I think you've had a bad experience with the people you're dealing with, but that's just my opinion. I don't have any problems with the guys I deal with at my local GM dealer, but then again, I'm not having the same problems you are having. I wouldn't turn my back on the brand just from one vehicle though either. EVERY manufacturer produces a lemon here and there, but number of problems compared to number of cars sold is still pretty low for the Cruze if I _recall_ (pun intended). The clutch in my '12 Eco burned out at 60,000 miles (I blame my wife for that one) but that's not why I got rid of it. I don't drive my Volt in the way the majority of Volt owners do, and when I think as to whether or not it was worth the extra "cabbage" to buy it, I look at that 58 mpg (and climbing) lifetime average, and feel like maybe ... just maybe it was a good choice after all, since my Cruze was at 39 mpg lifetime.


----------



## BrokenCruzeNeedsHelp (Oct 24, 2015)

I'm happy with the service I've had at the dealership for the most part other than the fact that when I was having engine issues the mechanics said the computer would show something if there was an issue.

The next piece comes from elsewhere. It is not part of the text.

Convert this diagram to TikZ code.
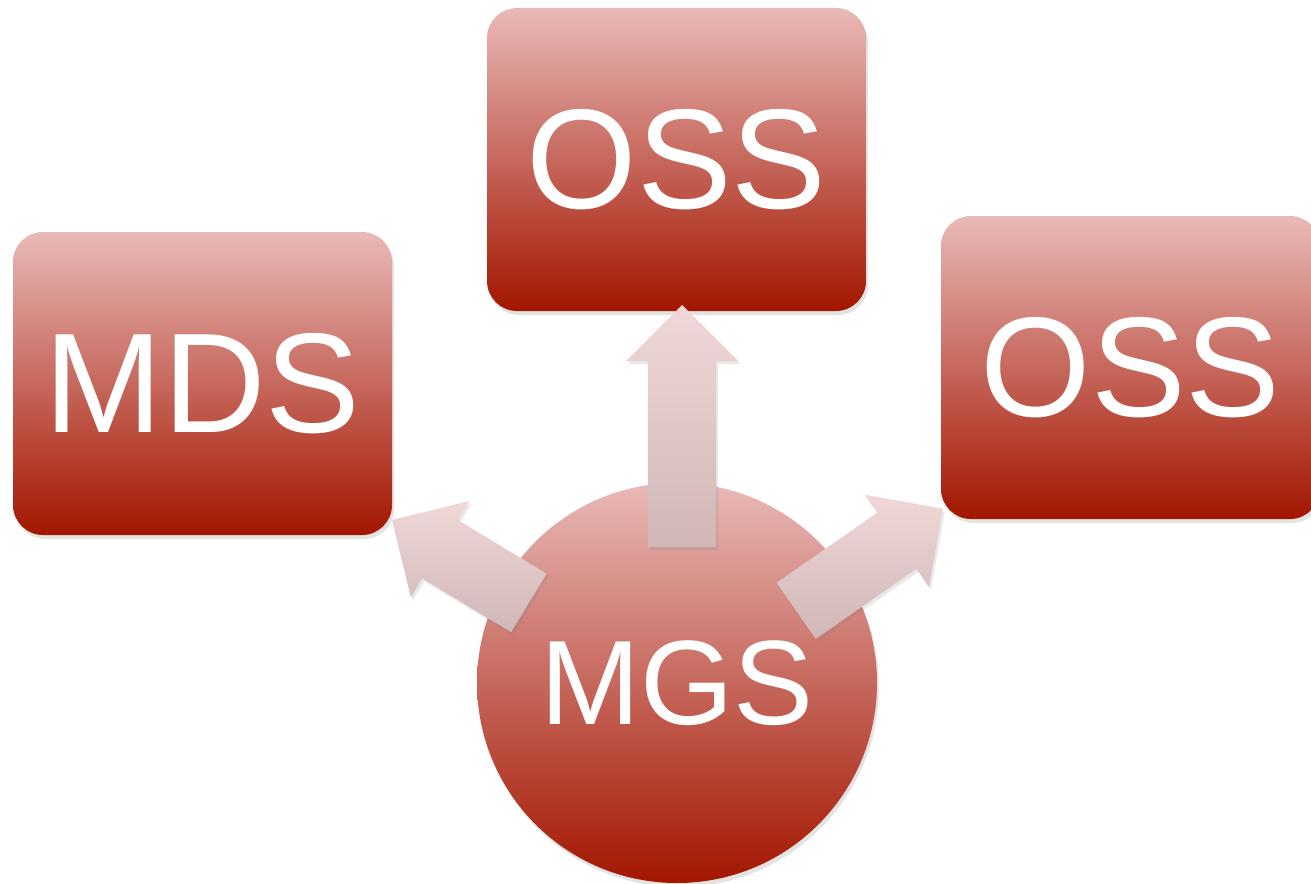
\documentclass[tikz,border=0pt]{standalone}
\usepackage{fontspec}
\setmainfont{Liberation Sans}
\usetikzlibrary{calc,shapes.arrows,shadows}
\definecolor{boxTop}{RGB}{233,185,184}
\definecolor{boxBottom}{RGB}{163,22,0}
\definecolor{arrowHead}{RGB}{240,216,217}
\definecolor{arrowTail}{RGB}{207,183,183}
\tikzset{every picture/.style={x=1pt,y=-1pt}}
\tikzstyle{server_box} =
  [ rectangle
  , rounded corners=30pt
  , minimum width=379pt
  , minimum height=303pt
  , inner sep=0pt
  , top color=boxTop
  , bottom color=boxBottom
  , text=white
  , drop shadow={shadow xshift=2pt, shadow yshift=-4pt, opacity=0.22}
  ]
\tikzstyle{mgs_disc} =
  [ circle
  , minimum size=400pt
  , inner sep=0pt
  , top color=boxTop
  , bottom color=boxBottom
  , text=white
  , drop shadow={shadow xshift=2pt, shadow yshift=-4pt, opacity=0.22}
  ]
\tikzstyle{push_arrow} =
  [ single arrow
  , single arrow tip angle=90
  , single arrow head extend=22pt
  , inner xsep=0pt
  , inner ysep=34pt
  , minimum width=0pt
  , sloped
  , allow upside down
  , pos=0
  , anchor=tail
  , top color=arrowHead
  , bottom color=arrowTail
  , drop shadow={shadow xshift=2pt, shadow yshift=-3pt, opacity=0.18}
  ]
\def\BoxFont{\fontsize{142}{142}\selectfont}
\def\DiscFont{\fontsize{120}{120}\selectfont}

\begin{document}
\begin{tikzpicture}
    \useasboundingbox (0,0) rectangle (1311,883);

    \node[mgs_disc,font=\DiscFont] (mgs) at (677,683) {MGS};

    \node[server_box,font=\BoxFont] (mds)     at (202.5,383.5)  {MDS};
    \node[server_box,font=\BoxFont] (oss_top) at (676.5,159.5)  {OSS};
    \node[server_box,font=\BoxFont] (oss_rgt) at (1130.5,367.5) {OSS};

    \coordinate (up_tail)  at ($(mgs.center)+(5,-136)$);
    \coordinate (up_tip)   at ($(oss_top.south)+(5.5,0)$);
    \coordinate (lft_tail) at ($(mgs.center)+(-148,-80)$);
    \coordinate (lft_tip)  at ($(mds.south east)+(5,-12)$);
    \coordinate (rgt_tail) at ($(mgs.center)+(119,-72)$);
    \coordinate (rgt_tip)  at ($(oss_rgt.south west)+(-3,-7)$);

    \path let \p1=($(up_tip)-(up_tail)$),   \n1={veclen(\x1,\y1)+6pt} in
      (up_tail)  -- node[push_arrow,minimum height=\n1] (up_arrow) {} (up_tip);
    \path let \p1=($(lft_tip)-(lft_tail)$), \n1={veclen(\x1,\y1)+6pt} in
      (lft_tail) -- node[push_arrow,minimum height=\n1] (lft_arrow) {} (lft_tip);
    \path let \p1=($(rgt_tip)-(rgt_tail)$), \n1={veclen(\x1,\y1)+6pt} in
      (rgt_tail) -- node[push_arrow,minimum height=\n1] (rgt_arrow) {} (rgt_tip);
  \end{tikzpicture}
\end{document}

Well it never did and turns out I had to have a whole new head assembly and intake put on. Now the computer says that I have a perfect transmission but that is definitely not the case. This is not my first GM vehicle and all of them I've had have given me nothing but trouble. I would love to trade in the Cruze but I cannot unfortunately. Any suggestions on how I can get this fixed without having to pay $3000 out of pocket to rebuild it?


----------